Working inside the restaurant, running back and forth, seating tables, telling servers, cleaning all the things because it's slow. I worked up the temperature of my body and my sweater was just a pinch too hot. But then I walked outside in the rain and weird cloudy dim lighting and just, I didn't ever want to go back inside again.
It was a soft rain that drizzled down from the sky in the sort of way that is just the perfect kind of rain. And the wind was blowing my bangs in my face just like so. And I wished that Nathan wasn't at work so that somebody could share that simple little moment with me so I didn't have to be alone. But he wasn't and I was and still, it was a pretty good moment.
Actually it was kind of exactly what I needed in a weird way.
I unlocked my car and sat in the driver's seat listening to the rain drops beat against the roof of my Lancer. The leaves on the trees rustled in the breeze and the clouds were this dark grey color against a grey sky and I probably could have sat there forever watching the world move around me. It was peaceful and satisfying in a way that almost makes you want to cry.
I know I'm being dramatic here, but go with it.
And then I drove to the grocery store with this insane need to buy all the things to make pumpkin chocolate chip cookies but then I decided to just go home and watch Gilmore Girls instead because I didn't have "the" recipe and also, I didn't know what we had at home and I really wasn't keen on buying all the things and then having doubles of stuff I didn't really need. I mean, good grief.
So. Gilmore girls it was.
Once Nathan got back from work we went to the gym and then made breakfast for dinner, which is the best kind of dinner, and then we sat around asking ourselves just what we should be doing now. And if you're new around here, this is a constant debate.
We are always looking at each other and asking "well, what should we do now?" and then we roll our eyes because we can't ever decide on a thing to do as one of us (me) is listing off ideas and the other of us (nathan) is being frustratingly noncommittal. But this is real life and what are you gonna do?

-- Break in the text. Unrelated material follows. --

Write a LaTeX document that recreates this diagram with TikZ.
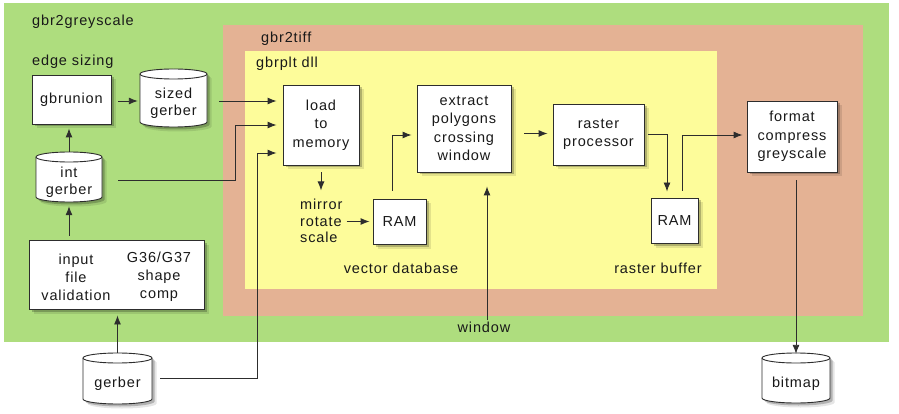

So we dug down into our souls real deep and decided that we should go to the mall to buy some new jeans. And we ended up buying a nice pair of new jeans (on sale!) and then three sample bottles of lotion from bath and bodyworks because impulse purchases are the best? I don't know, it just felt right at the time.
And if today is any indicator of how fall is going to go, then maybe it won't be so bad after all.